- [Exercise details]:
Leaving the pictures aside, transcribe every line below exactly.

- [Supplied material]:
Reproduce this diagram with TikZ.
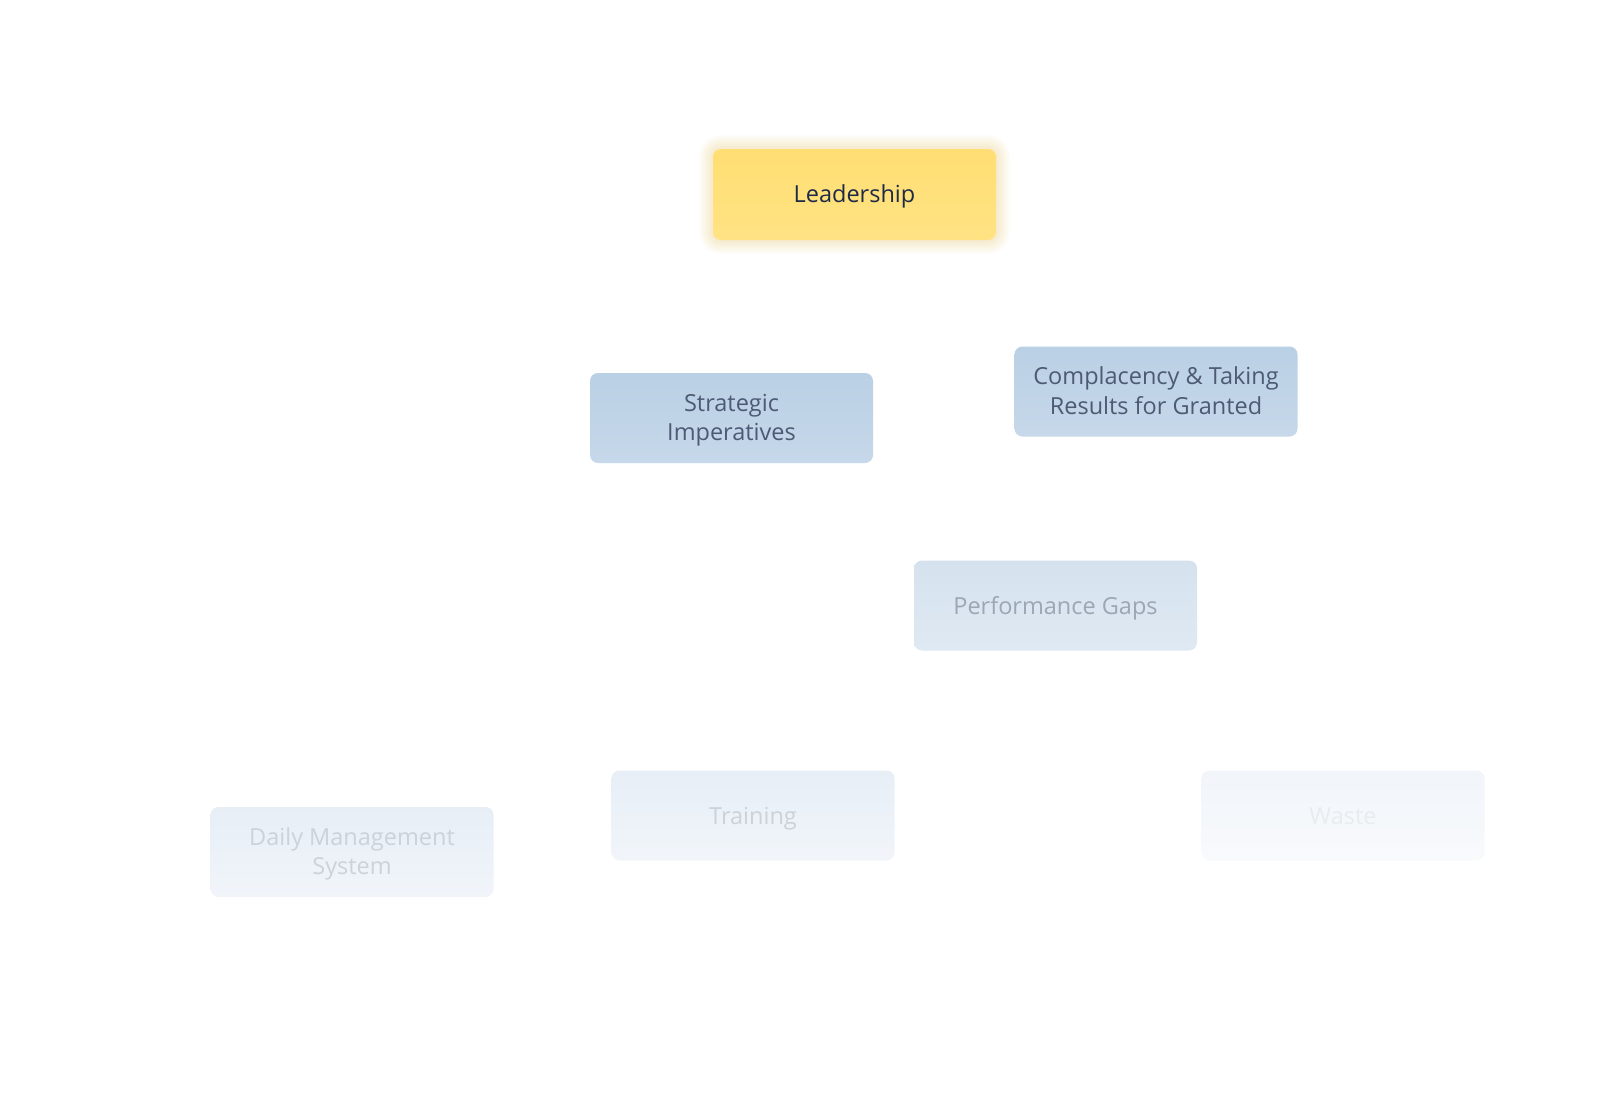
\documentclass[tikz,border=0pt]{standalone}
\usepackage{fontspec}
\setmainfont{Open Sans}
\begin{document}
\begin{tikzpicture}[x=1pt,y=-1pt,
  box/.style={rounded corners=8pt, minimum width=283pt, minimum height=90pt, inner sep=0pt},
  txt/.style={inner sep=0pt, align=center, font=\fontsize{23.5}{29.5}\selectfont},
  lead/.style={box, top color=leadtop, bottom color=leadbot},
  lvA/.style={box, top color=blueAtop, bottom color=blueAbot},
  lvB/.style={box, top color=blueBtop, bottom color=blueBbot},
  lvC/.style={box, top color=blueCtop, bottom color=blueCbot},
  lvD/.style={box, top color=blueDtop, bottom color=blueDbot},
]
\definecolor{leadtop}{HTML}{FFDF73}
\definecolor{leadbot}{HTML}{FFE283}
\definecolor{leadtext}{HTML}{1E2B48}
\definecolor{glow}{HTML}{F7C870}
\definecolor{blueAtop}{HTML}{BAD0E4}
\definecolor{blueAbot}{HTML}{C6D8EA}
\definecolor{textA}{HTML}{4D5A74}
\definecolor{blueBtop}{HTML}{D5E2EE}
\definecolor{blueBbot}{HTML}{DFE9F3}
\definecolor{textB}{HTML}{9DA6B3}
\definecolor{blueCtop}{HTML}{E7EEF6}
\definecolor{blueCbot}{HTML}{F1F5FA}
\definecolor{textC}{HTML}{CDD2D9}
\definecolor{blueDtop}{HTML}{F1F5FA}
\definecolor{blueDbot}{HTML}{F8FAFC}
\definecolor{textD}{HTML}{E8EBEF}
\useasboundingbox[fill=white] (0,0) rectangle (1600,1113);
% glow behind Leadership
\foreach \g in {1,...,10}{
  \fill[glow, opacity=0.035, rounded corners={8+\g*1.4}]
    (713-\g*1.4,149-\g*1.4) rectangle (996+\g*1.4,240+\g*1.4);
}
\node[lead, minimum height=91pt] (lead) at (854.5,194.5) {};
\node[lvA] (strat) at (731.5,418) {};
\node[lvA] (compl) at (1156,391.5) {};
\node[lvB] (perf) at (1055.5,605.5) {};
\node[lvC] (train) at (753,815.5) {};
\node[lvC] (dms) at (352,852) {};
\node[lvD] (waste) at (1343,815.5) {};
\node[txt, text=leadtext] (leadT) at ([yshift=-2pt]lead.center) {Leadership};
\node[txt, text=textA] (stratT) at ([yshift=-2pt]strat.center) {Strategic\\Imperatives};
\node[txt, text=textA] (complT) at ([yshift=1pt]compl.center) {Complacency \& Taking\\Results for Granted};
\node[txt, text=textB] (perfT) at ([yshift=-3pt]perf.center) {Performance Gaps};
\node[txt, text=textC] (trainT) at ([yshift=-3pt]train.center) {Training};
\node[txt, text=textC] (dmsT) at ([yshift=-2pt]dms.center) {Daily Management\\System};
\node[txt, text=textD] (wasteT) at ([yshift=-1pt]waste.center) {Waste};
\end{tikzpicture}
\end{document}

- [Full answer]:
Reproduce this diagram with TikZ.
\documentclass[tikz,border=0pt]{standalone}
\usepackage{fontspec}
\setmainfont{Open Sans}
\begin{document}
\begin{tikzpicture}[x=1pt,y=-1pt,
  box/.style={rounded corners=8pt, minimum width=283pt, minimum height=90pt, inner sep=0pt},
  txt/.style={inner sep=0pt, align=center, font=\fontsize{23.5}{29.5}\selectfont},
  lead/.style={box, top color=leadtop, bottom color=leadbot},
  lvA/.style={box, top color=blueAtop, bottom color=blueAbot},
  lvB/.style={box, top color=blueBtop, bottom color=blueBbot},
  lvC/.style={box, top color=blueCtop, bottom color=blueCbot},
  lvD/.style={box, top color=blueDtop, bottom color=blueDbot},
]
\definecolor{leadtop}{HTML}{FFDF73}
\definecolor{leadbot}{HTML}{FFE283}
\definecolor{leadtext}{HTML}{1E2B48}
\definecolor{glow}{HTML}{F7C870}
\definecolor{blueAtop}{HTML}{BAD0E4}
\definecolor{blueAbot}{HTML}{C6D8EA}
\definecolor{textA}{HTML}{4D5A74}
\definecolor{blueBtop}{HTML}{D5E2EE}
\definecolor{blueBbot}{HTML}{DFE9F3}
\definecolor{textB}{HTML}{9DA6B3}
\definecolor{blueCtop}{HTML}{E7EEF6}
\definecolor{blueCbot}{HTML}{F1F5FA}
\definecolor{textC}{HTML}{CDD2D9}
\definecolor{blueDtop}{HTML}{F1F5FA}
\definecolor{blueDbot}{HTML}{F8FAFC}
\definecolor{textD}{HTML}{E8EBEF}
\useasboundingbox[fill=white] (0,0) rectangle (1600,1113);
% glow behind Leadership
\foreach \g in {1,...,10}{
  \fill[glow, opacity=0.035, rounded corners={8+\g*1.4}]
    (713-\g*1.4,149-\g*1.4) rectangle (996+\g*1.4,240+\g*1.4);
}
\node[lead, minimum height=91pt] (lead) at (854.5,194.5) {};
\node[lvA] (strat) at (731.5,418) {};
\node[lvA] (compl) at (1156,391.5) {};
\node[lvB] (perf) at (1055.5,605.5) {};
\node[lvC] (train) at (753,815.5) {};
\node[lvC] (dms) at (352,852) {};
\node[lvD] (waste) at (1343,815.5) {};
\node[txt, text=leadtext] (leadT) at ([yshift=-2pt]lead.center) {Leadership};
\node[txt, text=textA] (stratT) at ([yshift=-2pt]strat.center) {Strategic\\Imperatives};
\node[txt, text=textA] (complT) at ([yshift=1pt]compl.center) {Complacency \& Taking\\Results for Granted};
\node[txt, text=textB] (perfT) at ([yshift=-3pt]perf.center) {Performance Gaps};
\node[txt, text=textC] (trainT) at ([yshift=-3pt]train.center) {Training};
\node[txt, text=textC] (dmsT) at ([yshift=-2pt]dms.center) {Daily Management\\System};
\node[txt, text=textD] (wasteT) at ([yshift=-1pt]waste.center) {Waste};
\end{tikzpicture}
\end{document}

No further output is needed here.